2016-06-30
Dear Rabbi Shmuley,
I have been corresponding with a woman in Israel for close to two months now. I enjoy our e-mails, and she has taught me a lot about herself and her country. Over the past weeks I have begun to realize that she is everything I have been looking for. She is funny, intelligent, compassionate, attractive, talented, athletic, and morally grounded. We are both college educated professionals and share common interests and outlooks on life. I think about her from the time I get up until in the morning until I fall asleep in the evening. I would like to tell her how I feel, but am not sure what the cultural protocols are. I am American, Episcopalian, and a good "Southern boy". What are some things I need to know with regards to approaching her?

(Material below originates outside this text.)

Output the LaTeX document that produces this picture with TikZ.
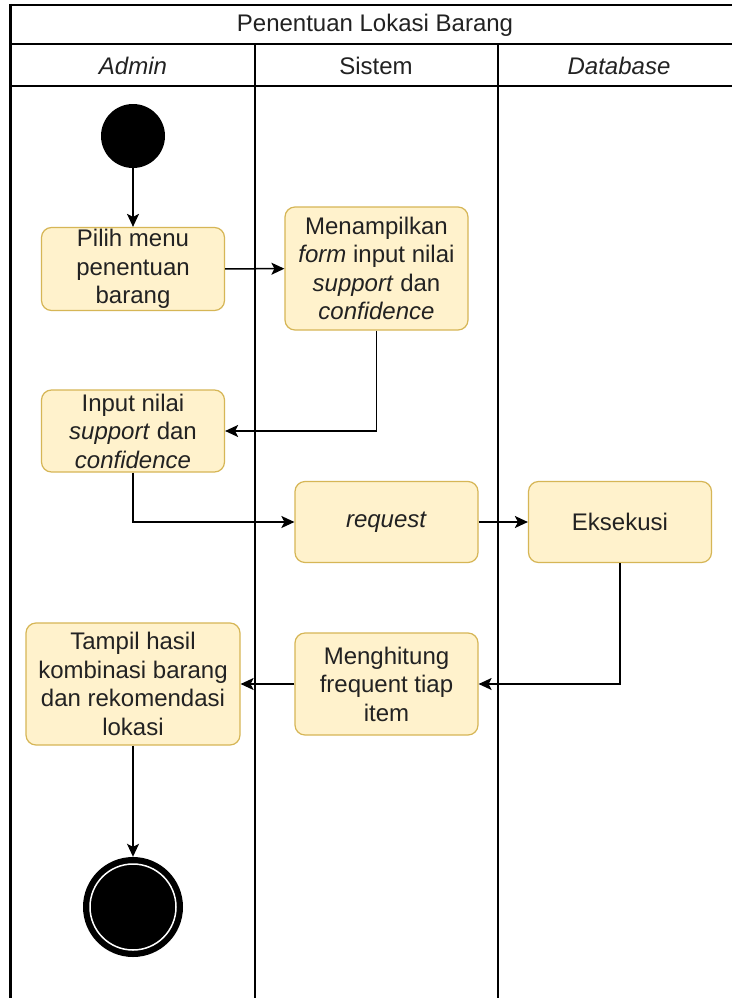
\documentclass[tikz,border=0pt]{standalone}
\usepackage{fontspec}
\setmainfont{Liberation Sans}
\usetikzlibrary{arrows.meta,positioning}
\definecolor{boxfill}{HTML}{FFF2CC}
\definecolor{boxline}{HTML}{D6B656}
\definecolor{txt}{HTML}{222222}
\tikzset{
  act/.style={draw=boxline,fill=boxfill,rounded corners=10pt,line width=1.2pt,
    minimum width=183pt,align=center,text=txt,inner sep=1pt,
    font=\fontsize{24}{28.5}\selectfont},
  conn/.style={line width=1.5pt,-{Stealth[length=13pt,width=12pt,inset=3pt]}},
  lane/.style={line width=1.5pt},
  hdr/.style={font=\fontsize{24}{28}\selectfont,text=txt}
}
\begin{document}
\begin{tikzpicture}[x=1pt,y=-1pt]
\useasboundingbox (0,0) rectangle (731,998);
\fill[white] (0,0) rectangle (731,998);
% pool frame
\draw[lane] (10,5) -- (745,5);
\draw[lane] (10,44) -- (745,44);
\draw[lane] (10,86) -- (745,86);
\draw[line width=3pt] (10,4) -- (10,1005);
\draw[lane] (255,44) -- (255,1005);
\draw[lane] (498,44) -- (498,1005);
\node[hdr] (title) at (375,25) {Penentuan Lokasi Barang};
\node[hdr] (hadmin) at (133,66) {\itshape Admin};
\node[hdr] (hsistem) at (376,66) {Sistem};
\node[hdr] (hdb) at (619,66) {\itshape Database};
% nodes
\node[circle,fill=black,minimum size=64pt,inner sep=0pt] (start) at (133,136) {};
\node[act,minimum height=83pt] (pilih) at (133,269) {Pilih menu\\penentuan\\barang};
\node[act,minimum height=123pt] (tampilkan) at (376.5,268.5) {Menampilkan\\\textit{form} input nilai\\\textit{support} dan\\\textit{confidence}};
\node[act,minimum height=82pt] (input) at (133,431) {Input nilai\\\textit{support} dan\\\textit{confidence}};
\node[act,minimum height=81pt] (request) at (386.5,522) {\textit{request}};
\node[act,minimum height=81pt] (eksekusi) at (620,522) {Eksekusi};
\node[act,minimum height=102pt] (hitung) at (386.5,684) {Menghitung\\frequent tiap\\item};
\node[act,minimum height=122pt,minimum width=214pt] (tampil) at (133,684) {Tampil hasil\\kombinasi barang\\dan rekomendasi\\lokasi};
\node[circle,fill=black,minimum size=100pt,inner sep=0pt] (end) at (133,907) {};
\draw[white,line width=1.5pt] (end.center) circle[radius=43];
% connectors
\draw[conn] (start) -- (pilih);
\draw[conn] (pilih) -- (tampilkan);
\draw[conn] (tampilkan.south) |- (input.east);
\draw[conn] (input.south) |- (request.west);
\draw[conn] (request) -- (eksekusi);
\draw[conn] (eksekusi.south) |- (hitung.east);
\draw[conn] (hitung) -- (tampil);
\draw[conn] (tampil) -- (end);
\end{tikzpicture}
\end{document}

(By the way, I already am aware of the pitfalls of interfaith relationships, as my sister's husband is Jewish.)
--Tentative

Dear Tentative,
Here's the deal. Jews tend to be very attached to their Jewishness, even if they are not religious. Israelis typically are not the most religious bunch, but they are fiercely proud Jews. You need to think about that, especially when you say that you understand the pitfalls of an interfaith relationship.

As a Rabbi, I would advise you to look seriously at the Jewish faith as a possible way of life before you embark upon this relationship adventure, especially given the fact that you have not yet met this woman face-to-face. I would begin with books like the one I wrote, "Judaism for Everyone"; which provides a good overview of the Jewish faith. If Judaism is something that interests you, then you should pursue the relationship and start taking classes on Judaism.

If the faith is not appealing, though, then I would not invest a lot more time and energy into a relationship that is now only virtual, because once it becomes something actual the religious differences are going to become much more pronounced.

The fact is that relationships and marriage are pretty challenging these days, with the majority of people not making it work the way they want. The last thing you need is further complications. Being of different faiths is a pretty serious complication. It becomes especially challenging when you have kids. People want to give their children their traditions, even if their own practice of those traditions is not particularly strong.

I would begin to discuss this issue with your girlfriend. I would tell her that as a Christian you respect the Jewish faith (Jesus was, after all, a Jew) and you want to proceed with this relationship only after having investigated on your own whether Judaism is something that sparks your interest. Taking this step would show a lot of integrity and is something I would strongly advise.

I would also read up on the history of the State of Israel, its many challenges and its many enemies. Israelis are fiercely proud of their country, and for good reason. It has stood up to aggression since its inception and survives only through the constant sacrifice of its brave citizens. She will be very impressed that you take an interest in a country that is so often misunderstood and misrepresented.